Alexandre Jollien, le philosophe magnifique qui ne se fabrique pas des constructions éthérées mais lutte pour construire une vie bonne et joyeuse, l’écrivain aux phrases superbes et à l’humour un peu cru.
De livre en livre, on le voit évoluer, construire une idée de l’homme sans oublier la glaise qui le colle au sol et le terrasse parfois.
Mais il avance, avec détermination, pour vivre, ici et maintenant, dans la joie alors qu’il aurait toutes les raisons de maudire la mauvaise chance qui lui a fait enrouler trois fois le cordon ombilical autour de son cou à sa naissance.
« Je crois que la détermination, c’est conjuguer l’abandon et une infinie confiance en la vie. Qu’est-ce que je peux faire pour me protéger de la vie ? Absolument rien. Et pourtant, jour après jour, j’essaie de construire des boucliers et des façades qui me protégeraient du tragique de l’existence. La dimension tragique de l’existence fait partie de la vie.
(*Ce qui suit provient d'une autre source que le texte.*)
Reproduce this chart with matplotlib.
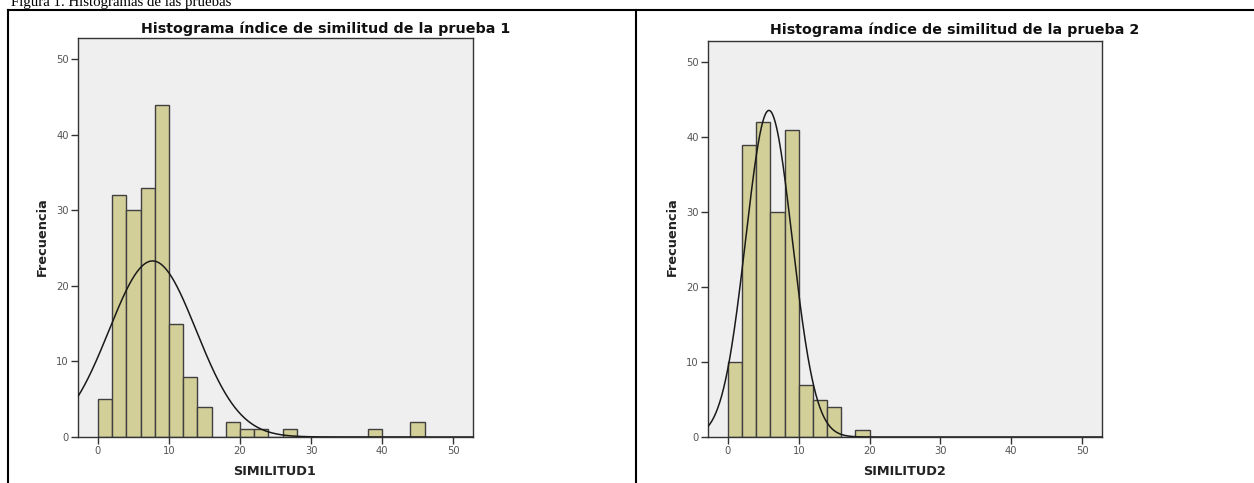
import numpy as np
import matplotlib
matplotlib.use("Agg")
import matplotlib.pyplot as plt
from matplotlib.lines import Line2D

# Histogram data (bins of width 2 starting at 0)
bins1 = [0, 2, 4, 6, 8, 10, 12, 14, 16, 18, 20, 22, 24, 26, 28, 30, 32, 34, 36, 38, 40, 42, 44]
counts1 = [5, 32, 30, 33, 44, 15, 8, 4, 0, 2, 1, 1, 0, 1, 0, 0, 0, 0, 0, 1, 0, 0, 2]
bins2 = [0, 2, 4, 6, 8, 10, 12, 14, 16, 18]
counts2 = [10, 39, 42, 30, 41, 7, 5, 4, 0, 1]

# fitted normal curve parameters (mean, std dev)
mean1, sd1 = 7.7, 6.13
mean2, sd2 = 5.8, 3.28
bin_width = 2

titles = ["Histograma índice de similitud de la prueba 1",
          "Histograma índice de similitud de la prueba 2"]
xlabels = ["SIMILITUD1", "SIMILITUD2"]
caption = "Figura 1. Histogramas de las pruebas"

W, H = 1254, 483
fig = plt.figure(figsize=(W / 100, H / 100), dpi=100)
fig.patch.set_facecolor("white")


def px_axes(x0, y0, x1, y1):
    return fig.add_axes([x0 / W, 1 - y1 / H, (x1 - x0) / W, (y1 - y0) / H])


def draw_hist(ax, bins, counts, mean, sd):
    ax.set_facecolor("#efefef")
    ax.bar(bins, counts, width=bin_width, align="edge", color="#d3cf98",
           edgecolor="#404040", linewidth=1.0, zorder=2)
    xs = np.linspace(-2.8, 52.8, 600)
    n = sum(counts)
    ys = n * bin_width / (sd * np.sqrt(2 * np.pi)) * np.exp(-(xs - mean) ** 2 / (2 * sd ** 2))
    ax.plot(xs, ys, color="#1a1a1a", linewidth=1.1, zorder=3)
    ax.set_xlim(-2.8, 52.8)
    ax.set_ylim(0, 52.8)
    ax.set_xticks([0, 10, 20, 30, 40, 50])
    ax.set_yticks([0, 10, 20, 30, 40, 50])
    ax.tick_params(direction="out", length=5, width=1, color="#333333",
                   labelsize=7.2, labelcolor="#555555", pad=1.5)
    for s in ax.spines.values():
        s.set_color("#333333")
        s.set_linewidth(1.0)


ax1 = px_axes(78, 38, 473, 437)
draw_hist(ax1, bins1, counts1, mean1, sd1)
ax2 = px_axes(708, 41, 1102, 437)
draw_hist(ax2, bins2, counts2, mean2, sd2)

# titles and axis labels
fig.text(326 / W, 1 - 33 / H, titles[0], ha="center", va="baseline",
         fontsize=10.3, fontweight="bold", color="#111111")
fig.text(955 / W, 1 - 34 / H, titles[1], ha="center", va="baseline",
         fontsize=10.3, fontweight="bold", color="#111111")
for x in [42.5, 672]:
    fig.text(x / W, 1 - 237 / H, "Frecuencia", rotation=90, ha="center", va="center",
             fontsize=9.3, fontweight="bold", color="#222222")
fig.text(275 / W, 1 - 471.5 / H, xlabels[0], ha="center", va="center",
         fontsize=9.3, fontweight="bold", color="#222222")
fig.text(905 / W, 1 - 471.5 / H, xlabels[1], ha="center", va="center",
         fontsize=9.3, fontweight="bold", color="#222222")

# caption (cut at the top edge, as in the source) and table borders
fig.text(11 / W, 1 - 6 / H, caption, ha="left", va="baseline",
         fontsize=10.7, family="Liberation Serif", color="black")
lw = 1.5
fig.add_artist(Line2D([8 / W, 1], [1 - 9.5 / H, 1 - 9.5 / H], color="black", linewidth=lw))
fig.add_artist(Line2D([8 / W, 8 / W], [0, 1 - 9.5 / H], color="black", linewidth=lw))
fig.add_artist(Line2D([636 / W, 636 / W], [0, 1 - 9.5 / H], color="black", linewidth=lw))

fig.savefig("out.png", dpi=100)
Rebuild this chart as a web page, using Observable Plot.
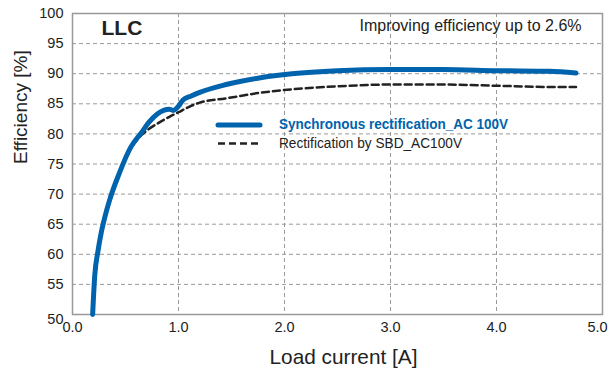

Quand on l’a compris du fond de son être, on peut danser avec ce tragique sans se crisper ».
« Ce qui nous sauve, c’est de savoir que l’on ne peut pas guérir de ses blessures mais que l’on peut vivre avec, que l’on peut cohabiter avec elles sans qu’il y ait nécessairement de l’amertume ».
De livre en livre, depuis Eloge de la faiblesse, il avance sur le chemin cahotant de l’acceptation de soi ; de livre en livre, il parle avec une précision cruelle parfois de ce corps soufrant, objet des regards, ce corps rebelle avec qui il doit composer et lutter pour avancer dans sa vie d’homme.
« Quand je prétends maîtriser la vie, ou vouloir changer l’autre, je m’éloigne de la terre. Il me plaît que le mot « humilité » contienne la racine humus, la terre, qui nous rapproche aussi de l’humour. L’humour peut facilement – enfin, quand il ne consiste pas à se moquer de l’autre – nous rapprocher de la terre, de ce que nous sommes vraiment. Un auteur anglais a dit : « Les commodités, les toilettes, c’est le lieu pour apprendre l’humilité. ». L’humilité, c’est être juste à sa place. Elle se conjugue également, comme pour Spinoza, avec un acquiescement total à soi. Celui qui se dénigre va mendier à l’extérieur l’acquiescement, le bonheur, le plaisir, la joie d’être. Tandis que l’humble, parce qu’il « colle » à la réalité, n’a pas besoin d’importer le bonheur. Le suffisant et celui qui se dénigre sont loin de l’humilité. Le premier se coupe du monde en ne comptant que sur lui-même. Le second se coupe de lui-même en ne comptant que sur les autres ».
« Je ne suis pas ce que j’étais hier, je ne suis pas ce que je serai demain, je suis humblement ce que je suis ici et maintenant. Être humblement, là, signifie totalement, pleinement, joyeusement ».
Lisez ce Petit Traité de l’abandon. Pensées pour accueillir la vie telle qu’elle se propose, par Alexandre Jollien, pour la sérénité joyeuse et les leçons de vie de cet homme, philosophe et écrivain, pensant au plus près de l’humain. Vous trouverez tant de richesse humaine, tant de pensée clairement énoncée que la glaise de votre propre vie ne sera plus aussi collante à vos pas.